In September 2007, Israel destroyed Syria’s still-unfinished al-Kibar nuclear reactor, which was essentially a clone of North Korea’s Yongbyon facility and had been constructed with the deep involvement of North Korean scientists. Al-Kibar’s purpose was to produce plutonium to be reprocessed from the spent fuel and used for nuclear weapons. Pyongyang isn’t noted for pro bono work, so who financed the Syria reactor?

Those who years ago doubted Syrian involvement in nuclear-weapons activity—notably Vice President Joe Biden and elements of the U.S. intelligence community—stressed that Syria couldn’t afford the high cost of nuclear work. This suggests that Iran paid for the al-Kibar project, using its surrogate Assad regime as cover. Certainly both North Korea and Iran had much to gain by hiding illicit nuclear activity where they thought no one was looking.

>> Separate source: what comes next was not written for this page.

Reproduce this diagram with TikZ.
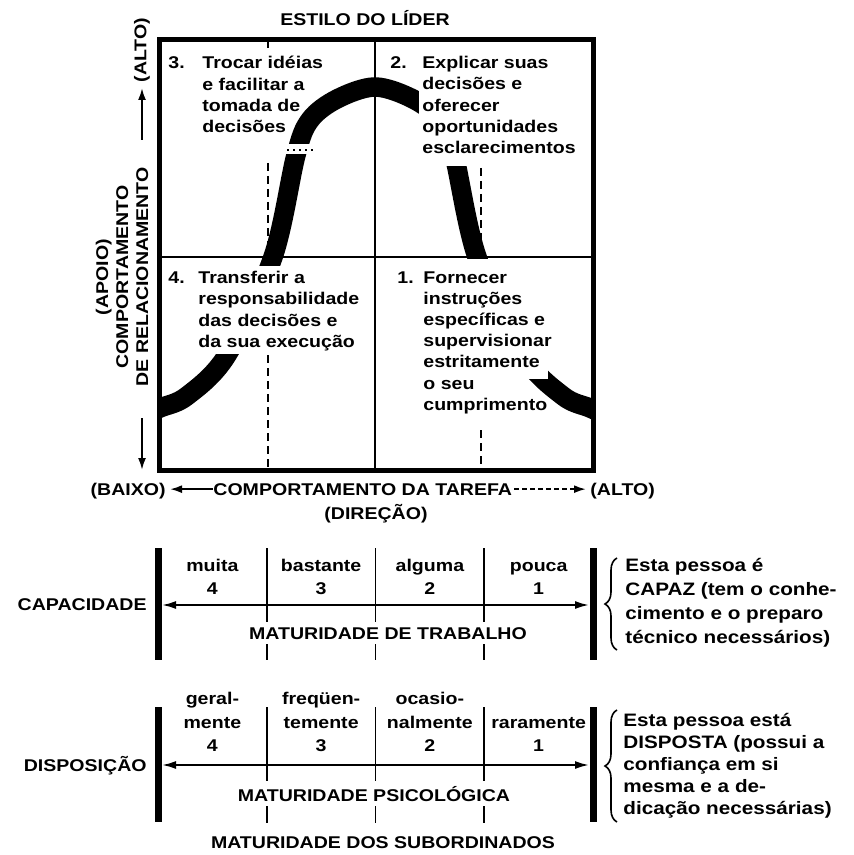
\documentclass[tikz,border=0pt]{standalone}
\usepackage{fontspec}
\setmainfont{Liberation Sans}[FakeStretch=1.15]
\usetikzlibrary{arrows.meta,decorations.pathreplacing}

\begin{document}
\begin{tikzpicture}[x=0.5pt,y=-0.5pt,
  every node/.style={font=\fontsize{8.5}{10.6}\selectfont\bfseries, inner sep=0pt},
  faixa/.style={line width=9.75pt},
  moldura/.style={line width=2.5pt},
  divisa/.style={line width=1pt},
  guia/.style={line width=0.8pt, dash pattern=on 4pt off 2.5pt},
  seta/.style={line width=1pt, -{Latex[length=6pt,width=4pt]}},
  dupla/.style={line width=1pt, {Latex[length=7pt,width=4pt]}-{Latex[length=7pt,width=4pt]}},
  barra/.style={line width=3.5pt},
  marca/.style={line width=0.8pt},
  chave/.style={line width=0.8pt, decorate, decoration={brace, amplitude=6pt}},
  quadro/.style={anchor=north west, align=left},
  rotulo/.style={anchor=base},
  nota/.style={anchor=north west, align=left},
  halo/.style={fill=white, inner sep=2.5pt}
]
\useasboundingbox (0,0) rectangle (853,855);

% Titulo
\node[rotulo] (titulo) at (365,26) {ESTILO DO LÍDER};

% Linhas tracejadas
\draw[guia] (268,40) -- (268,52);
\draw[guia] (268,163) -- (268,257);
\draw[guia] (268,355) -- (268,470);
\draw[guia] (481,168) -- (481,257);
\draw[guia] (481,430) -- (481,470);

% Curva
\begin{scope}
  \clip (159,40) rectangle (593,470);
  \draw[faixa] plot[smooth, tension=0.55] coordinates {(140,417) (160,408) (187,396) (227,355)
    (273,257) (296,155) (310,120) (337,99) (375,87) (413,99) (440,120) (454,155)
    (477,257) (523,355) (563,396) (590,408) (610,417)};
\end{scope}

% Cortes da curva
\fill[white] (280,144) rectangle (322,154);
\draw[dotted, line width=1pt] (287,150) -- (315,150);
\fill[white] (190,266) rectangle (300,354);
\fill[white] (418.5,55) rectangle (500,166);
\fill[white] (462,259) rectangle (548,379);

% Quadro
\draw[moldura] (159,40) rectangle (593,470);
\draw[divisa] (375,40) -- (375,470);
\draw[divisa] (159,257) -- (593,257);

% Quadrantes
\node[quadro] (n3) at (168,56) {3.};
\node[quadro] (q3) at (202,56) {Trocar idéias\\e facilitar a\\tomada de\\decisões};
\node[quadro] (n2) at (390,56) {2.};
\node[quadro] (q2) at (422,56) {Explicar suas\\decisões e\\oferecer\\oportunidades\\esclarecimentos};
\node[quadro] (n4) at (168,271) {4.};
\node[quadro] (q4) at (198,271) {Transferir a\\responsabilidade\\das decisões e\\da sua execução};
\node[quadro] (n1) at (397,271) {1.};
\node[quadro] (q1) at (423,271) {Fornecer\\instruções\\específicas e\\supervisionar\\estritamente\\o seu\\cumprimento};

% Eixo y
\node[rotate=90, align=center, font=\fontsize{8.5}{10}\selectfont\bfseries] (eixoy) at (122,277)
  {(APOIO)\\COMPORTAMENTO\\DE RELACIONAMENTO};
\node[rotate=90] (altoy) at (142,50) {(ALTO)};
\coordinate (sobe0) at (142,140);
\coordinate (sobe1) at (142,88);
\draw[seta] (sobe0) -- (sobe1);
\coordinate (desce0) at (142,418);
\coordinate (desce1) at (142,470);
\draw[seta] (desce0) -- (desce1);

% Eixo x
\node[anchor=base east] (baixo) at (166,495) {(BAIXO)};
\node[anchor=base west] (tarefa) at (213,495) {COMPORTAMENTO DA TAREFA};
\node[anchor=base west] (altox) at (590,495) {(ALTO)};
\draw[seta, shorten >=2pt] (tarefa.west) -- (baixo.east |- tarefa.west);
\draw[seta, dash pattern=on 2.5pt off 1.5pt, shorten <=1pt, shorten >=2pt] (tarefa.east) -- (altox.west |- tarefa.east);
\node[rotulo] (direcao) at (376,519) {(DIREÇÃO)};

% Capacidade
\draw[barra] (158,548) -- (158,660);
\draw[barra] (593,548) -- (593,660);
\foreach \k in {1,2,3}
  \draw[marca] ({158+108.75*\k},548) -- ({158+108.75*\k},660);
\coordinate (cap0) at (162,605);
\coordinate (cap1) at (589,605);
\draw[dupla] (cap0) -- (cap1);
\foreach \i/\q/\n in {0/muita/4,1/bastante/3,2/alguma/2,3/pouca/1} {
  \node[rotulo] (capq\i) at ({212.4+108.75*\i},571) {\q};
  \node[rotulo] (capn\i) at ({212.4+108.75*\i},594) {\n};
}
\node[anchor=base east] (capacidade) at (147,610) {CAPACIDADE};
\node[rotulo, halo] (trabalho) at (388,639) {MATURIDADE DE TRABALHO};
\draw[chave] (617,650) -- (617,558);
\node[nota, font=\fontsize{9}{12}\selectfont\bfseries] (capaz) at (625,558)
  {Esta pessoa é\\CAPAZ (tem o conhe-\\cimento e o preparo\\técnico necessários)};

% Disposicao
\draw[barra] (158,707) -- (158,822);
\draw[barra] (593,707) -- (593,822);
\foreach \k in {1,2,3}
  \draw[marca] ({158+108.75*\k},707) -- ({158+108.75*\k},823);
\coordinate (dis0) at (162,765);
\coordinate (dis1) at (589,765);
\draw[dupla] (dis0) -- (dis1);
\foreach \i/\a/\b/\n in {0/geral-/mente/4,1/freqüen-/temente/3,2/ocasio-/nalmente/2,3//raramente/1} {
  \node[rotulo] (disa\i) at ({212.4+108.75*\i},704) {\a};
  \node[rotulo] (disb\i) at ({212.4+108.75*\i},728) {\b};
  \node[rotulo] (disn\i) at ({212.4+108.75*\i},751) {\n};
}
\node[anchor=base east] (disposicao) at (147,771) {DISPOSIÇÃO};
\node[rotulo, halo] (psicologica) at (374,801) {MATURIDADE PSICOLÓGICA};
\draw[chave] (617,822) -- (617,710);
\node[nota, font=\fontsize{9}{11}\selectfont\bfseries] (disposta) at (623,713)
  {Esta pessoa está\\DISPOSTA (possui a\\confiança em si\\mesma e a de-\\dicação necessárias)};

\node[rotulo] (subordinados) at (383,848) {MATURIDADE DOS SUBORDINADOS};
\end{tikzpicture}
\end{document}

Back in North Korea, the Kim regime has been enriching uranium for more than a decade, as Washington concluded in 2002 and Pyongyang admitted shortly thereafter. The enrichment program significantly expanded in 2010, in full public view at Yongbyon, unlike earlier efforts which were concealed at a still-unknown location. Where did impoverished Pyongyang obtain the financial wherewithal for such expansion?

Again Iran is the most likely source. Well before the Syria reactor project, Iran and North Korea cooperated closely on ballistic-missile programs relying on Soviet-era Scud technology. In 1998, Pyongyang launched a Taepodong missile over Japan and into the Pacific Ocean east of Tokyo. This outraged Japan, and afterward North Korea pledged to suspend all ballistic launch-testing from the Korean Peninsula, a promise it kept until July 4, 2006.

But during this time North Korea and Iran continued their intensive joint missile efforts, allowing Pyongyang to make up for its inability to conduct test launches at home by receiving telemetry and other data from Iranian test launches. Although both countries claim their respective missile programs are simply intended to launch weather or communications satellites, only the gullible (including many in Washington) have ever believed this. The real purpose has always been to develop delivery vehicles for nuclear warheads.

Since 2006, when North Korea resumed its own launch testing and exploded its first nuclear device, well-documented exchanges of high-level scientific and political visitors—often coinciding with significant nuclear or missile tests—have suggested ongoing North Korea-Iran cooperation. There have also been media and academic reports of chemical-weapons cooperation and other military sales, indicating an even more intimate relationship.

The U.S. and its allies clearly have significant gaps in their knowledge about nuclear cooperation between Iran and North Korea. But the implications of any such cooperation are profound. Given the closed nature of both rogue states, Washington is long overdue in increasing its relevant intelligence-collection efforts and re-examining whether Russia or China are also involved.

Mr. Bolton is a senior fellow at the American Enterprise Institute and the author of “Surrender Is Not an Option: Defending America at the United Nations and Abroad” (Simon & Schuster, 2007).